──────── Material provided ────────

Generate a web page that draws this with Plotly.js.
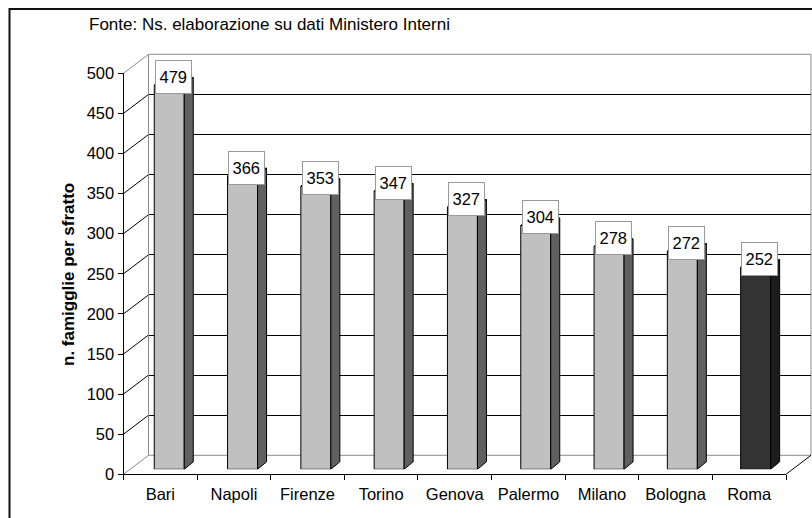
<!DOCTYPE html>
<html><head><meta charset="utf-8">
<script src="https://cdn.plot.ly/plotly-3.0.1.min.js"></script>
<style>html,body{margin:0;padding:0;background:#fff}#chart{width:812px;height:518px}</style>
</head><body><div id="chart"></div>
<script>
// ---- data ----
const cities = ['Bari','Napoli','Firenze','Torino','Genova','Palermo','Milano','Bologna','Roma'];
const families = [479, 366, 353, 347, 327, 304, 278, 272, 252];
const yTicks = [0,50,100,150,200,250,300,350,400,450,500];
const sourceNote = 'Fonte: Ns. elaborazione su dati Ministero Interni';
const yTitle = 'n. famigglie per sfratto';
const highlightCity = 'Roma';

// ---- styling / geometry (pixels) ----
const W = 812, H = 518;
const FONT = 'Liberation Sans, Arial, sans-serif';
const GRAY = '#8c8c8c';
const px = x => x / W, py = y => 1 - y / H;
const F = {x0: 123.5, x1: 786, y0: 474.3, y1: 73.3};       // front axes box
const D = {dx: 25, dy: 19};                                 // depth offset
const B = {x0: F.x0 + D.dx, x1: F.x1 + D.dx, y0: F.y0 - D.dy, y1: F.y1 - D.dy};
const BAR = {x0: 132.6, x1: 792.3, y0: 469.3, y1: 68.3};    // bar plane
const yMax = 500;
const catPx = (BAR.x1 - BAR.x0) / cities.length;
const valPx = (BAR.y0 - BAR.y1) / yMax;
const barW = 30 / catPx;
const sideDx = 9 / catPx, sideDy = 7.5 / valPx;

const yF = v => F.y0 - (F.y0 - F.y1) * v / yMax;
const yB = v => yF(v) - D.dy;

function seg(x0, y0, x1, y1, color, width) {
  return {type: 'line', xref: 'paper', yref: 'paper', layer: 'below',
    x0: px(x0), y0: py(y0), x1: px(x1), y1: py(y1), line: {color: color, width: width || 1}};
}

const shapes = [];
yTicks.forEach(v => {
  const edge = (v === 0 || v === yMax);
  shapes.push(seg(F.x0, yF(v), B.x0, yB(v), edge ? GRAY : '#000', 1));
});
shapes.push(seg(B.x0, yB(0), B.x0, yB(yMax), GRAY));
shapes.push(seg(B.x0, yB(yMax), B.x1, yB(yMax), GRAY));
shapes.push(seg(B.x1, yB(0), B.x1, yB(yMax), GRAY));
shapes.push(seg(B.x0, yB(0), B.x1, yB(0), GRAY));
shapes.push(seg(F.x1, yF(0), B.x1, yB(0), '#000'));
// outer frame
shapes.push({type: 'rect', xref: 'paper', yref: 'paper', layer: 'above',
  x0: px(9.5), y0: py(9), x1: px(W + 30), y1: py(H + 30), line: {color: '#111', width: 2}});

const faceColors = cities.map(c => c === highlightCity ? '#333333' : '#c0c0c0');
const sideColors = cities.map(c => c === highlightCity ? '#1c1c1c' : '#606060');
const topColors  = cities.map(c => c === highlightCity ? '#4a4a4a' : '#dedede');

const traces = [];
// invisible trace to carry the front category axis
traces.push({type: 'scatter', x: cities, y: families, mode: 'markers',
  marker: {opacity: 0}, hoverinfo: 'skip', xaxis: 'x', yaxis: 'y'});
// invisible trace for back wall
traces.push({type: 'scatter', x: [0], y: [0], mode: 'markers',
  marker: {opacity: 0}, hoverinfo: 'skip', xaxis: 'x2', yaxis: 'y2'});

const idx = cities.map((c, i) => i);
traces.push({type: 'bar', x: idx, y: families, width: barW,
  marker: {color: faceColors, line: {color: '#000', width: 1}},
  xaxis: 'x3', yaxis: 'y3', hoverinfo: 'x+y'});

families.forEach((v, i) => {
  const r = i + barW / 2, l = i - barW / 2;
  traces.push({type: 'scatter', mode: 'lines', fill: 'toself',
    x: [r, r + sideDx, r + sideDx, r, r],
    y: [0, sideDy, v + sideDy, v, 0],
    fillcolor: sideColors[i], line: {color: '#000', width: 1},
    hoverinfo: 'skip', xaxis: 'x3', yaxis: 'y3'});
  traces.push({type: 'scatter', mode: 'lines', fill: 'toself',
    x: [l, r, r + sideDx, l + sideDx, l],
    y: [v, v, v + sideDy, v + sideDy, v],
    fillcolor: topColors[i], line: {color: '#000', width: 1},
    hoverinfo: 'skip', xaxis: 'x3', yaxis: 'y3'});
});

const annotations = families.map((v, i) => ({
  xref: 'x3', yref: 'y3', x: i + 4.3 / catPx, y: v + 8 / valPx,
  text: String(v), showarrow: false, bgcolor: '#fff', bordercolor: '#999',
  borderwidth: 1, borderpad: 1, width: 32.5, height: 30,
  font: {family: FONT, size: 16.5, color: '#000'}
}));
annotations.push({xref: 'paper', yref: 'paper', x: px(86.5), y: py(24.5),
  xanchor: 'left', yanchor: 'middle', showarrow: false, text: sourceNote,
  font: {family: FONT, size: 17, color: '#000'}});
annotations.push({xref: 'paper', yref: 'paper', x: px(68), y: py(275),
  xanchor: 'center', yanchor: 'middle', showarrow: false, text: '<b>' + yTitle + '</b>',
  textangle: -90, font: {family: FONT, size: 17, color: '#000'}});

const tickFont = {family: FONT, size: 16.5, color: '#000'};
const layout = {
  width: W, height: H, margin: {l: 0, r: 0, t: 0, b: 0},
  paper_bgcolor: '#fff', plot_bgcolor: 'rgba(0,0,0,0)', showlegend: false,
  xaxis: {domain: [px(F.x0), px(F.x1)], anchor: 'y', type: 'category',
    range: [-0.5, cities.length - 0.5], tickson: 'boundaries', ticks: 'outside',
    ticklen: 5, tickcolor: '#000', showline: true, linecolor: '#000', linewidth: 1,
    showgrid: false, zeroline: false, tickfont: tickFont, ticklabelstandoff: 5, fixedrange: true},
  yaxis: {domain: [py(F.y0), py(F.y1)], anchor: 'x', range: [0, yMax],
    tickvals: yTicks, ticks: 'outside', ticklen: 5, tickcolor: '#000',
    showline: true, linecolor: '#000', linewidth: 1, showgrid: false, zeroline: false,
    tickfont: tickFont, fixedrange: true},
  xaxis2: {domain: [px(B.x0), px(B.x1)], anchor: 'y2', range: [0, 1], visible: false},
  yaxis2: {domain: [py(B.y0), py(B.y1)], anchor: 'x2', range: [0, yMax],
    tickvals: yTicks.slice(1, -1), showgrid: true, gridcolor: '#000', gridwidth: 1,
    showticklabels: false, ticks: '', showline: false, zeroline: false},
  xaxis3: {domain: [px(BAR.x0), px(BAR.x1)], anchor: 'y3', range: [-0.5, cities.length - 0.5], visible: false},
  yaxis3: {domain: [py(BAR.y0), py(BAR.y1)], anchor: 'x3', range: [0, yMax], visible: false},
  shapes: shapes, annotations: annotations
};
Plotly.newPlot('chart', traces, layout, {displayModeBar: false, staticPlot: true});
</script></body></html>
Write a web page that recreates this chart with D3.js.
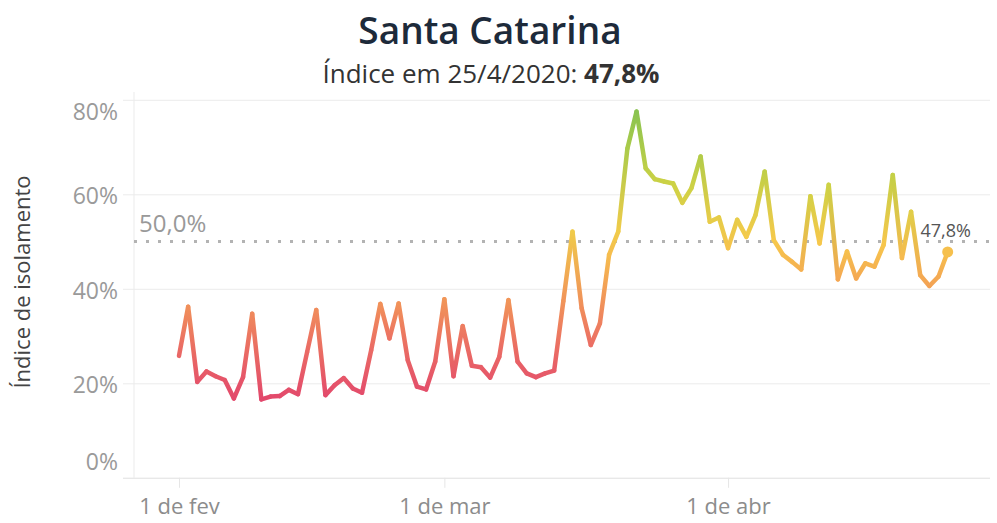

────────

- Exercise task: Copy, from the material above, each line in which the string "that" occurs.

- Final result:
Generate a web page that draws this with Plotly.js.
Write a web page that recreates this chart with D3.js.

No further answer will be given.